**STATED GOAL:**
Leaving out every picture, copy the lines of the data exactly, from the first through the line containing "const titleText = '半期毎倒産確率の推移';".

* * *

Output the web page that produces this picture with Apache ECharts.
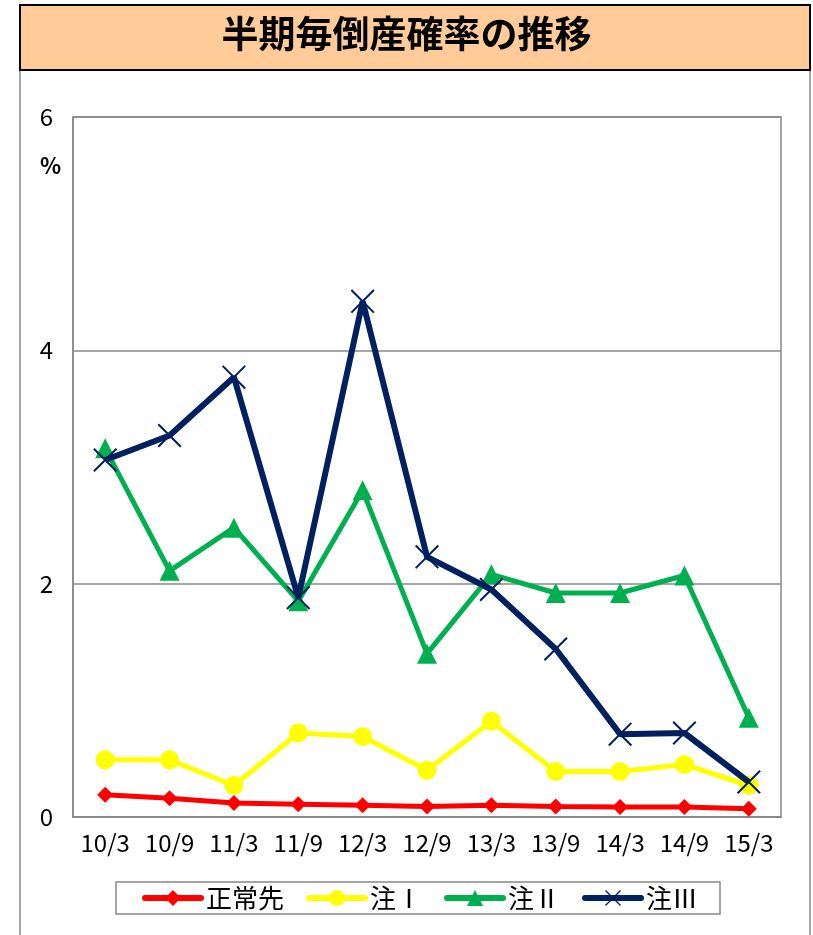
<!DOCTYPE html>
<html><head><meta charset="utf-8">
<script src="https://cdn.jsdelivr.net/npm/echarts@6/dist/echarts.min.js"></script>
<style>html,body{margin:0;padding:0;background:#fff}#c{width:813px;height:935px}</style>
</head><body><div id="c"></div>
<script>
const categories = ['10/3','10/9','11/3','11/9','12/3','12/9','13/3','13/9','14/3','14/9','15/3'];
const seriesNames = ['正常先','注Ⅰ','注Ⅱ','注Ⅲ'];
const seiJou = [0.19,0.16,0.12,0.11,0.10,0.09,0.10,0.09,0.085,0.085,0.07];
const chuu1 = [0.49,0.49,0.27,0.72,0.69,0.40,0.82,0.39,0.39,0.45,0.27];
const chuu2 = [3.16,2.11,2.48,1.85,2.80,1.40,2.08,1.92,1.92,2.07,0.85];
const chuu3 = [3.06,3.27,3.77,1.88,4.42,2.23,1.95,1.44,0.71,0.72,0.30];
const yTicks = [0,2,4,6];
const titleText = '半期毎倒産確率の推移';

const font = '"Noto Sans CJK JP", "Noto Sans", sans-serif';
const crossPath = 'path://M0,0.6L0.6,0L10,9.4L9.4,10Z M9.4,0L10,0.6L0.6,10L0,9.4Z';

const chart = echarts.init(document.getElementById('c'));
chart.setOption({
  animation: false,
  textStyle: {fontFamily: font},
  graphic: [
    {type:'rect', shape:{x:20,y:5,width:790,height:940}, style:{fill:'none', stroke:'#888', lineWidth:1.5}, z:-10},
    {type:'rect', shape:{x:20,y:5,width:790,height:65}, style:{fill:'#FFCC99', stroke:'#000', lineWidth:2}, z:-5},
    {type:'text', left:'center', top:15, style:{text:titleText, font:'bold 37px ' + font, fill:'#000'}},
    {type:'text', left:40, top:155, style:{text:'%', font:'bold 22px ' + font, fill:'#000'}}
  ],
  grid: {left:73, right:32, top:117, bottom:118, show:true, borderColor:'#888', borderWidth:1.5},
  legend: {
    data: seriesNames, top: 882, left: 116,
    borderColor:'#888', borderWidth:1.5, padding:[3,22,3,26], itemGap:22,
    itemWidth:56, itemHeight:20,
    lineStyle:{width:6, cap:'round'},
    textStyle:{fontSize:26, fontFamily:font, color:'#000'}
  },
  xAxis: {
    type:'category', data:categories, boundaryGap:true,
    axisLine:{lineStyle:{color:'#888', width:1.5}}, axisTick:{show:false},
    axisLabel:{fontSize:24, color:'#000', margin:14, fontFamily:font}
  },
  yAxis: {
    type:'value', min:0, max:6, interval:2,
    axisLine:{show:true, lineStyle:{color:'#888', width:1.5}}, axisTick:{show:false},
    splitLine:{lineStyle:{color:'#888', width:1.5}},
    axisLabel:{fontSize:24, color:'#000', margin:20, fontFamily:font,
      formatter: v => yTicks.includes(v) ? String(v) : ''}
  },
  series: [
    {name:seriesNames[0], type:'line', data:seiJou, symbol:'diamond', symbolSize:16,
     lineStyle:{color:'#FF0000', width:5}, itemStyle:{color:'#FF0000'}, z:2},
    {name:seriesNames[1], type:'line', data:chuu1, symbol:'circle', symbolSize:19,
     lineStyle:{color:'#FFFF00', width:5}, itemStyle:{color:'#FFFF00'}, z:3},
    {name:seriesNames[2], type:'line', data:chuu2, symbol:'triangle', symbolSize:20,
     lineStyle:{color:'#00B050', width:5}, itemStyle:{color:'#00B050'}, z:4},
    {name:seriesNames[3], type:'line', data:chuu3, symbol:crossPath, symbolSize:24,
     lineStyle:{color:'#002060', width:6}, itemStyle:{color:'#002060'}, z:5}
  ]
});
</script></body></html>
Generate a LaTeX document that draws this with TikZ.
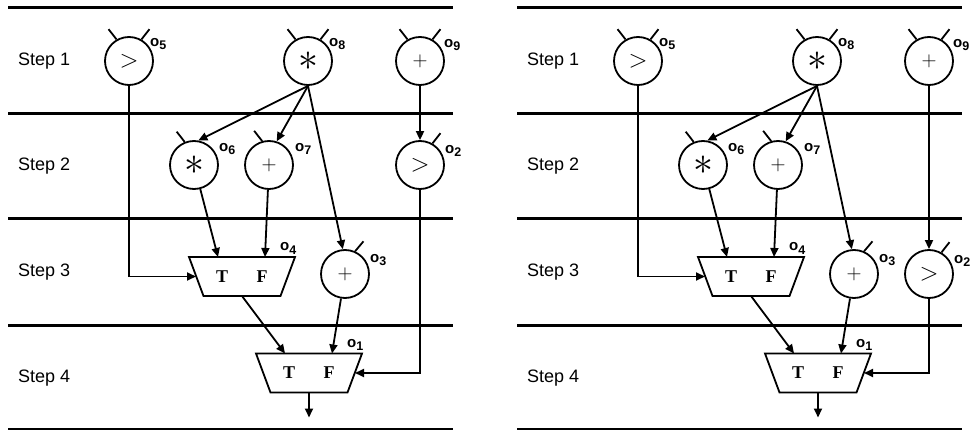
\documentclass[tikz,border=0pt]{standalone}
\usepackage{fontspec}
\setmainfont{Liberation Sans}
\newfontfamily\muxfont{Liberation Serif}
\usetikzlibrary{arrows.meta,calc}

\tikzset{
  every node/.style={inner sep=0pt},
  op/.style={circle, draw, line width=1.8pt, minimum size=48pt},
  conn/.style={line width=1.8pt, -{Triangle[length=9pt,width=8pt]}},
  plain/.style={line width=1.8pt},
  stepline/.style={line width=3pt},
  steplbl/.style={anchor=west, font=\fontsize{18}{20}\selectfont},
  olbl/.style={anchor=base west},
  muxbox/.style={minimum width=106pt, minimum height=39pt, outer sep=0pt},
  muxtxt/.style={font=\muxfont\bfseries\fontsize{18}{20}\selectfont},
}
\newcommand\olab[1]{{\fontsize{15}{15}\selectfont\bfseries o}\raisebox{-3pt}{\fontsize{12.5}{12.5}\selectfont\bfseries #1}}
\newcommand\mystar{\scalebox{1.6}{\fontsize{24.88}{25}\selectfont$\ast$}}
\newcommand\gtsym{\fontsize{24.88}{25}\selectfont$>$}
\newcommand\plussym{\fontsize{20.74}{21}\selectfont$+$}

\newcommand\drawpanel[4]{%
\begin{scope}[xshift=#2, name prefix=#1-]
  \foreach \yy in {8,114,219,325} {\draw[stepline] (8,-\yy) -- (453,-\yy);}
  \draw[line width=2.2pt] (8,-428.8) -- (453,-428.8);
  \node[steplbl] (s1) at (18,-61) {Step 1};
  \node[steplbl] (s2) at (18,-166) {Step 2};
  \node[steplbl] (s3) at (18,-272) {Step 3};
  \node[steplbl] (s4) at (18,-378) {Step 4};
  % operation nodes
  \node[op] (o5) at (129,-61) {\gtsym};
  \node[op] (o8) at (308,-61) {\mystar};
  \node[op] (o9) at (420,-61) {\plussym};
  \node[op] (o6) at (194,-165) {\mystar};
  \node[op] (o7) at (269,-165) {\plussym};
  \node[op] (o2) at (420,-#3) {\gtsym};
  \node[op] (o3) at (345,-274) {\plussym};
  \node[muxbox] (o4) at (242,-276.5) {};
  \node[muxbox] (o1) at (309,-373) {};
  \draw[plain] ([xshift=-53pt]o4.north) -- ([xshift=53pt]o4.north) -- ([xshift=38.5pt]o4.south) -- ([xshift=-38.5pt]o4.south) -- cycle;
  \draw[plain] ([xshift=-53pt]o1.north) -- ([xshift=53pt]o1.north) -- ([xshift=38.5pt]o1.south) -- ([xshift=-38.5pt]o1.south) -- cycle;
  \node[muxtxt] (t4) at ([xshift=-20pt]o4.center) {T};
  \node[muxtxt] (f4) at ([xshift=20pt]o4.center) {F};
  \node[muxtxt] (t1) at ([xshift=-20pt]o1.center) {T};
  \node[muxtxt] (f1) at ([xshift=20pt]o1.center) {F};
  % labels
  \node[olbl] (l5) at (150,-46.5) {\olab{5}};
  \node[olbl] (l8) at (329,-46.5) {\olab{8}};
  \node[olbl] (l9) at (444,-48) {\olab{9}};
  \node[olbl] (l6) at (219,-152) {\olab{6}};
  \node[olbl] (l7) at (295,-152) {\olab{7}};
  \node[olbl] (l2) at (445,-#4) {\olab{2}};
  \node[olbl] (l3) at (370,-262) {\olab{3}};
  \node[olbl] (l4) at (280,-251) {\olab{4}};
  \node[olbl] (l1) at (347,-347) {\olab{1}};
  % input stubs
  \draw[plain] (o5.120) -- ++(128:13);
  \draw[plain] (o5.60) -- ++(52:13);
  \draw[plain] (o8.120) -- ++(128:13);
  \draw[plain] (o8.60) -- ++(52:13);
  \draw[plain] (o9.120) -- ++(128:13);
  \draw[plain] (o9.60) -- ++(52:13);
  \draw[plain] (o6.112) -- ++(128:13);
  \draw[plain] (o7.106) -- ++(128:13);
  \draw[plain] (o2.60) -- ++(52:13);
  \draw[plain] (o3.66) -- ++(50:13);
  % connectors
  \draw[conn] (o5.south) |- ([xshift=-46pt]o4.center);
  \draw[conn] (o8.south) -- (o6.80);
  \draw[conn] (o8.south) -- (o7.72);
  \draw[conn] (o8.south) -- (o3.95);
  \draw[conn] (o9) -- (o2);
  \draw[conn] (o6) -- ([xshift=-24pt]o4.north);
  \draw[conn] (o7) -- ([xshift=23pt]o4.north);
  \draw[conn] (o4.south) -- ([xshift=-24pt]o1.north);
  \draw[conn] (o3) -- ([xshift=23pt]o1.north);
  \draw[conn] (o2.south) |- ([xshift=46pt]o1.center);
  \draw[conn] (o1.south) -- ([yshift=-25pt]o1.south);
\end{scope}}

\begin{document}
\begin{tikzpicture}[x=1pt,y=1pt]
  \useasboundingbox (0,0) rectangle (973,-430);
  \drawpanel{L}{0pt}{165}{154}
  \drawpanel{R}{509pt}{274}{263}
\end{tikzpicture}
\end{document}
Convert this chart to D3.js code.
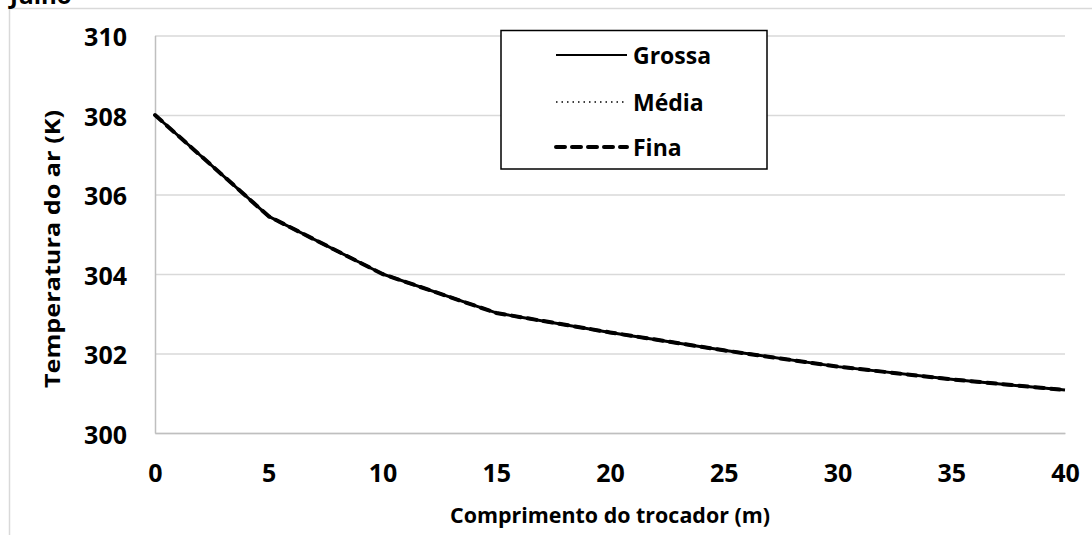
<!DOCTYPE html>
<html>
<head>
<meta charset="utf-8">
<script src="https://cdn.jsdelivr.net/npm/d3@7"></script>
<style>
    body { margin: 0; background: #fff; }
    .tick text { font-family: "Open Sans", sans-serif; font-weight: 700; font-size: 25px; fill: #000; }
    .axis-title { font-family: "Open Sans", sans-serif; font-weight: 700; font-size: 22px; fill: #000; }
    .legend-text { font-family: "Open Sans", sans-serif; font-weight: 700; font-size: 23px; fill: #000; }
</style>
</head>
<body>
<div id="chart"></div>
<script>
// data
let comprimento = [0, 5, 10, 15, 20, 25, 30, 35, 40];
let grossa = [308.0, 305.45, 304.0, 303.02, 302.53, 302.08, 301.67, 301.35, 301.08];
let media  = [308.0, 305.45, 304.0, 303.02, 302.53, 302.08, 301.67, 301.35, 301.08];
let fina   = [308.0, 305.45, 304.0, 303.02, 302.53, 302.08, 301.67, 301.35, 301.08];
let xTicks = [0, 5, 10, 15, 20, 25, 30, 35, 40];
let yTicks = [300, 302, 304, 306, 308, 310];
let seriesNames = ["Grossa", "Média", "Fina"];

let W = 1092, H = 535;
let plot = {left: 155, right: 1065, top: 35.5, bottom: 433};

let svg = d3.select("#chart").append("svg")
    .attr("width", W)
    .attr("height", H);

// outer chart border (partly cut off in the picture)
svg.append("path")
    .attr("d", `M9.5,${H + 5} V8.5 H${W + 5}`)
    .attr("fill", "none")
    .attr("stroke", "#d9d9d9")
    .attr("stroke-width", 1.5);

// cut off chart title at top left
svg.append("text")
    .attr("class", "axis-title")
    .attr("x", 10)
    .attr("y", 4)
    .style("font-size", "24px")
    .text("Julho");

let x = d3.scaleLinear().domain([0, 40]).range([plot.left, plot.right]);
let y = d3.scaleLinear().domain([300, 310]).range([plot.bottom, plot.top]);

// gridlines
svg.append("g")
    .attr("class", "grid")
    .attr("transform", `translate(${plot.left},0)`)
    .call(d3.axisLeft(y).tickValues(yTicks).tickSize(-(plot.right - plot.left)).tickFormat(""))
    .call(g => g.select(".domain").remove())
    .call(g => g.selectAll("line").attr("stroke", "#d9d9d9").attr("stroke-width", 1.5));

// y axis
svg.append("g")
    .attr("transform", `translate(${plot.left},0)`)
    .call(d3.axisLeft(y).tickValues(yTicks).tickSize(0).tickPadding(28))
    .call(g => g.select(".domain").attr("stroke", "#bfbfbf").attr("stroke-width", 1.5))
    .call(g => g.selectAll("text").attr("dy", "0.4em"));

// x axis
svg.append("g")
    .attr("transform", `translate(0,${plot.bottom})`)
    .call(d3.axisBottom(x).tickValues(xTicks).tickSize(0).tickPadding(31))
    .call(g => g.select(".domain").attr("stroke", "#bfbfbf").attr("stroke-width", 1.5));

// axis titles
svg.append("text")
    .attr("class", "axis-title")
    .attr("text-anchor", "middle")
    .attr("x", 610)
    .attr("y", 523)
    .attr("textLength", 320)
    .attr("lengthAdjust", "spacingAndGlyphs")
    .text("Comprimento do trocador (m)");

svg.append("text")
    .attr("class", "axis-title")
    .attr("text-anchor", "middle")
    .attr("transform", "translate(60,249) rotate(-90)")
    .attr("textLength", 278)
    .attr("lengthAdjust", "spacingAndGlyphs")
    .text("Temperatura do ar (K)");

// lines
let styles = [
    {dash: null, width: 3, cap: "butt"},
    {dash: "1.5,4", width: 1.5, cap: "butt"},
    {dash: "9,7", width: 4, cap: "round"}
];
let allSeries = [grossa, media, fina];

let line = d3.line()
    .x((d, i) => x(comprimento[i]))
    .y(d => y(d));

allSeries.forEach((s, k) => {
    svg.append("path")
        .datum(s)
        .attr("d", line)
        .attr("fill", "none")
        .attr("stroke", "#000")
        .attr("stroke-width", styles[k].width)
        .attr("stroke-dasharray", styles[k].dash)
        .attr("stroke-linecap", styles[k].cap)
        .attr("stroke-linejoin", "round");
});

// legend
let legend = svg.append("g");
legend.append("rect")
    .attr("x", 501)
    .attr("y", 30.5)
    .attr("width", 266)
    .attr("height", 138.5)
    .attr("fill", "#fff")
    .attr("stroke", "#000")
    .attr("stroke-width", 1.5);

let rowY = [55, 102, 147];
seriesNames.forEach((name, k) => {
    legend.append("line")
        .attr("x1", 556).attr("x2", 627)
        .attr("y1", rowY[k]).attr("y2", rowY[k])
        .attr("stroke", "#000")
        .attr("stroke-width", k === 0 ? 2 : styles[k].width)
        .attr("stroke-dasharray", styles[k].dash)
        .attr("stroke-linecap", styles[k].cap);
    legend.append("text")
        .attr("class", "legend-text")
        .attr("x", 633)
        .attr("y", rowY[k] + 8.5)
        .text(name);
});
</script>
</body>
</html>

* * *

**WORKED ANSWER:**
Output the web page that produces this picture with Apache ECharts.
<!DOCTYPE html>
<html><head><meta charset="utf-8">
<script src="https://cdn.jsdelivr.net/npm/echarts@6/dist/echarts.min.js"></script>
<style>html,body{margin:0;padding:0;background:#fff}#c{width:813px;height:935px}</style>
</head><body><div id="c"></div>
<script>
const categories = ['10/3','10/9','11/3','11/9','12/3','12/9','13/3','13/9','14/3','14/9','15/3'];
const seriesNames = ['正常先','注Ⅰ','注Ⅱ','注Ⅲ'];
const seiJou = [0.19,0.16,0.12,0.11,0.10,0.09,0.10,0.09,0.085,0.085,0.07];
const chuu1 = [0.49,0.49,0.27,0.72,0.69,0.40,0.82,0.39,0.39,0.45,0.27];
const chuu2 = [3.16,2.11,2.48,1.85,2.80,1.40,2.08,1.92,1.92,2.07,0.85];
const chuu3 = [3.06,3.27,3.77,1.88,4.42,2.23,1.95,1.44,0.71,0.72,0.30];
const yTicks = [0,2,4,6];
const titleText = '半期毎倒産確率の推移';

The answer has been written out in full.